Charts and diagrams as code
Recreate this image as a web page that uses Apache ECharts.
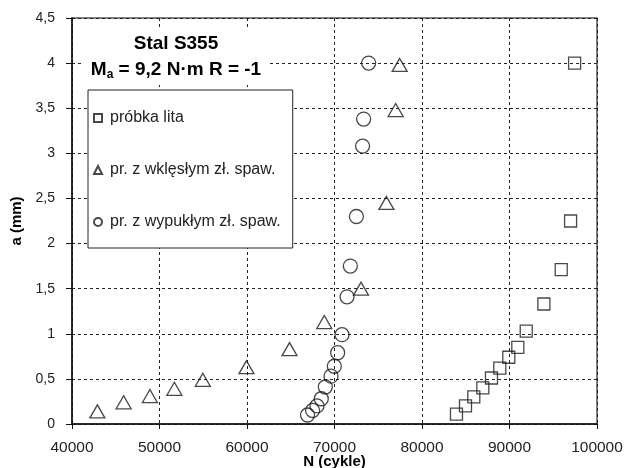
<!DOCTYPE html>
<html>
<head>
<meta charset="utf-8">
<script src="https://cdn.jsdelivr.net/npm/echarts@6/dist/echarts.min.js"></script>
<style>
  html, body { margin: 0; padding: 0; background: #fff; }
  #chart { width: 635px; height: 468px; }
</style>
</head>
<body>
<div id="chart"></div>
<script>
// próbka lita (squares)
var litaN = [83940, 84970, 85920, 86950, 87940, 88890, 89920, 90950, 91910, 93930, 95910, 96980, 97440];
var litaA = [0.11, 0.20, 0.30, 0.40, 0.51, 0.62, 0.74, 0.85, 1.03, 1.33, 1.71, 2.25, 4.0];

// pr. z wklęsłym zł. spaw. (triangles)
var wklN = [42900, 45900, 48900, 51700, 54950, 59940, 64860, 68830, 73030, 75930, 76990, 77450];
var wklA = [0.14, 0.24, 0.31, 0.39, 0.49, 0.63, 0.83, 1.13, 1.50, 2.45, 3.48, 3.98];

// pr. z wypukłym zł. spaw. (circles)
var wypN = [66920, 67500, 68000, 68490, 68950, 69600, 69980, 70360, 70860, 71430, 71810, 72500, 73210, 73330, 73900];
var wypA = [0.10, 0.15, 0.20, 0.28, 0.41, 0.53, 0.64, 0.79, 0.99, 1.41, 1.75, 2.30, 3.08, 3.38, 4.0];

var seriesNames = ['próbka lita', 'pr. z wklęsłym zł. spaw.', 'pr. z wypukłym zł. spaw.'];

function pairs(xs, ys) {
    var out = [];
    for (var i = 0; i < xs.length; i++) {
        out.push([xs[i], ys[i]]);
    }
    return out;
}

var chart = echarts.init(document.getElementById('chart'), null, { renderer: 'canvas' });

var markStyle = {
    color: 'transparent',
    borderColor: '#1a1a1a',
    borderWidth: 1.3
};

var gridLine = {
    show: true,
    lineStyle: { color: '#222', width: 1, type: [3, 3] }
};

var option = {
    animation: false,
    backgroundColor: '#fff',
    textStyle: { fontFamily: 'Liberation Sans, Arial, sans-serif' },
    title: {
        left: 168,
        top: 27,
        textAlign: 'center',
        text: 'Stal S355\n{m|M}{s|a}{m| = 9,2 N·m R = -1}',
        backgroundColor: '#fff',
        padding: [4, 8, 2, 8],
        textStyle: {
            fontFamily: 'Liberation Sans, Arial, sans-serif',
            fontSize: 19,
            fontWeight: 'bold',
            color: '#000',
            lineHeight: 26,
            rich: {
                m: { fontSize: 19, fontWeight: 'bold', color: '#000', lineHeight: 26 },
                s: { fontSize: 12, fontWeight: 'bold', color: '#000', padding: [9, 0, 0, 0] }
            }
        }
    },
    legend: {
        orient: 'vertical',
        left: 88,
        top: 90,
        data: seriesNames,
        itemWidth: 8,
        itemHeight: 8,
        itemGap: 36,
        padding: [20, 12, 18, 5],
        backgroundColor: '#fff',
        borderColor: '#222',
        borderWidth: 1,
        textStyle: {
            fontFamily: 'Liberation Sans, Arial, sans-serif',
            fontSize: 16,
            color: '#222',
            padding: [0, 0, 0, 3]
        }
    },
    grid: {
        left: 72,
        right: 38,
        top: 18,
        bottom: 44,
        outerBoundsMode: 'none',
        containLabel: false,
        show: true,
        borderColor: '#555',
        borderWidth: 1.5,
        backgroundColor: 'transparent'
    },
    xAxis: {
        type: 'value',
        min: 40000,
        max: 100000,
        interval: 10000,
        name: 'N (cykle)',
        nameLocation: 'middle',
        nameGap: 30,
        nameMoveOverlap: false,
        nameTextStyle: { fontSize: 15, fontWeight: 'bold', color: '#000' },
        axisLine: { show: true, onZero: false, lineStyle: { color: '#111', width: 1.5 } },
        axisTick: { show: true, inside: false, length: 5, lineStyle: { color: '#111' } },
        axisLabel: {
            fontSize: 15.5,
            color: '#222',
            margin: 16,
            formatter: function (v) { return String(v); }
        },
        splitLine: gridLine
    },
    yAxis: {
        type: 'value',
        min: 0,
        max: 4.5,
        interval: 0.5,
        name: 'a (mm)',
        nameLocation: 'middle',
        nameGap: 48,
        nameMoveOverlap: false,
        nameRotate: 90,
        nameTextStyle: { fontSize: 15, fontWeight: 'bold', color: '#000' },
        axisLine: { show: true, onZero: false, lineStyle: { color: '#111', width: 1.5 } },
        axisTick: { show: true, inside: false, length: 6, lineStyle: { color: '#111' } },
        axisLabel: {
            fontSize: 14,
            color: '#222',
            margin: 17,
            formatter: function (v) { return String(v).replace('.', ','); }
        },
        splitLine: gridLine
    },
    series: [
        {
            name: seriesNames[0],
            type: 'scatter',
            symbol: 'rect',
            symbolSize: 12,
            itemStyle: markStyle,
            data: pairs(litaN, litaA)
        },
        {
            name: seriesNames[1],
            type: 'scatter',
            symbol: 'triangle',
            symbolSize: [15, 13],
            itemStyle: markStyle,
            data: pairs(wklN, wklA)
        },
        {
            name: seriesNames[2],
            type: 'scatter',
            symbol: 'circle',
            symbolSize: 14,
            itemStyle: markStyle,
            data: pairs(wypN, wypA)
        }
    ]
};

chart.setOption(option);
</script>
</body>
</html>
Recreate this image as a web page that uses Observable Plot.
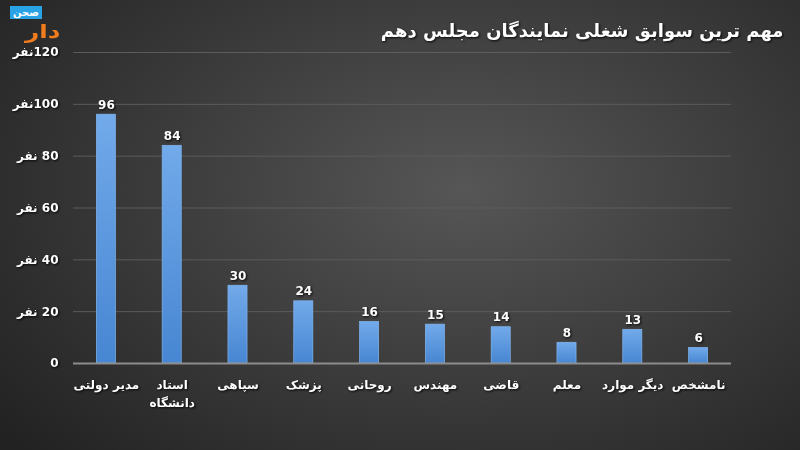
<!DOCTYPE html>
<html>
<head>
<meta charset="utf-8">
<script src="https://cdn.jsdelivr.net/npm/d3@7"></script>
<script src="https://cdn.jsdelivr.net/npm/@observablehq/plot@0.6"></script>
<style>
  html, body { margin: 0; padding: 0; }
  body {
    width: 800px; height: 450px; overflow: hidden; position: relative;
    background: radial-gradient(ellipse 75% 85% at 58% 42%, #565656 0%, #3c3c3c 50%, #222222 100%);
    font-family: "DejaVu Sans", sans-serif;
  }
  #logo { position: absolute; left: 9px; top: 5px; width: 60px; height: 40px; }
  #logo .blue { position: absolute; left: 1px; top: 1px; background: #29a3e6; color: #fff; font-size: 10px; font-weight: bold; line-height: 13px; padding: 0 3px; }
  #logo .orange { position: absolute; left: 16px; top: 15px; color: #f07c1e; font-size: 19px; line-height: 22px; font-weight: bold; transform: scaleX(1.3); transform-origin: left top; }
  svg text { filter: drop-shadow(1px 1px 1px rgba(0,0,0,0.85)); }
</style>
</head>
<body>
<div id="logo"><span class="orange">دار</span><span class="blue">صحن</span></div>
<div id="chart"></div>
<script>
const categories = ["مدیر دولتی", "استاد\nدانشگاه", "سپاهی", "پزشک", "روحانی", "مهندس", "قاضی", "معلم", "دیگر موارد", "نامشخص"];
const values = [96, 84, 30, 24, 16, 15, 14, 8, 13, 6];
const yTicks = [0, 20, 40, 60, 80, 100, 120];
const yTickLabels = ["0", "نفر\u200E 20", "نفر\u200E 40", "نفر\u200E 60", "نفر\u200E 80", "نفر\u200E100", "نفر\u200E120"];
const title = "مهم ترین سوابق شغلی نمایندگان مجلس دهم";

const data = categories.map((c, i) => ({category: c, value: values[i]}));

const defs = () => {
  const g = d3.create("svg:defs");
  const lg = g.append("linearGradient").attr("id", "barGrad").attr("x1", 0).attr("y1", 0).attr("x2", 0).attr("y2", 1);
  lg.append("stop").attr("offset", "0%").attr("stop-color", "#72aaea");
  lg.append("stop").attr("offset", "100%").attr("stop-color", "#4786d2");
  return g.node();
};

const chart = Plot.plot({
  width: 800,
  height: 450,
  marginTop: 52,
  marginBottom: 87,
  marginLeft: 73,
  marginRight: 69,
  style: { background: "transparent", color: "white", fontFamily: "DejaVu Sans, sans-serif", overflow: "visible" },
  x: { domain: categories, paddingInner: 0.71, paddingOuter: 0.355, round: false, label: null },
  y: { domain: [0, 120], label: null },
  marks: [
    defs,
    Plot.gridY(yTicks.slice(1), { stroke: "#5c5c5c", strokeOpacity: 1, strokeWidth: 1 }),
    Plot.barY(data, { x: "category", y: "value", fill: "url(#barGrad)", stroke: "#80b6f0", strokeWidth: 0.7 }),
    Plot.ruleY([0], { stroke: "#8c8c8c", strokeWidth: 2 }),
    Plot.text(data, { x: "category", y: "value", text: d => String(d.value), dy: -6, lineAnchor: "bottom", fill: "white", fontWeight: "bold", fontSize: 12 }),
    Plot.axisY({ ticks: yTicks, tickSize: 0, tickPadding: 15, tickFormat: d => yTickLabels[yTicks.indexOf(d)], fontSize: 12, fontWeight: "bold", fill: "white", label: null }),
    Plot.axisX({ tickSize: 0, tickPadding: 12, fontSize: 12, fontWeight: "bold", fill: "white", label: null, lineHeight: 1.55 }),
    Plot.text([title], { frameAnchor: "top-right", dx: 52, dy: -21, text: d => d, textAnchor: "end", lineAnchor: "middle", fill: "white", fontSize: 18, fontWeight: "bold" })
  ]
});
document.getElementById("chart").appendChild(chart);
</script>
</body>
</html>
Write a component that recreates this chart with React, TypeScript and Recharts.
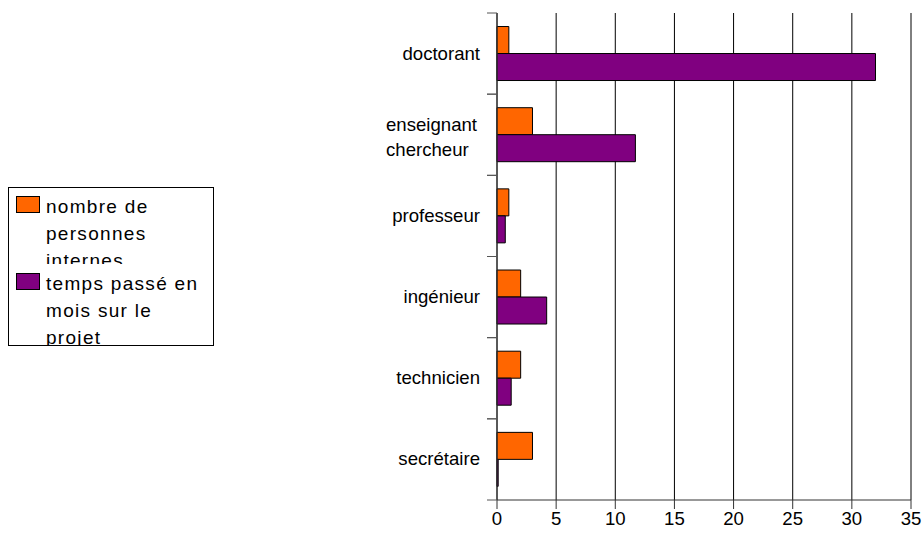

Problem requirements
Look over the listing. Pull out every line with the string "that" in it.

Final answer
Recreate this image as a web page that uses Apache ECharts.
Recreate this image as a web page that uses Observable Plot.
Write a component that recreates this chart with React, TypeScript and Recharts.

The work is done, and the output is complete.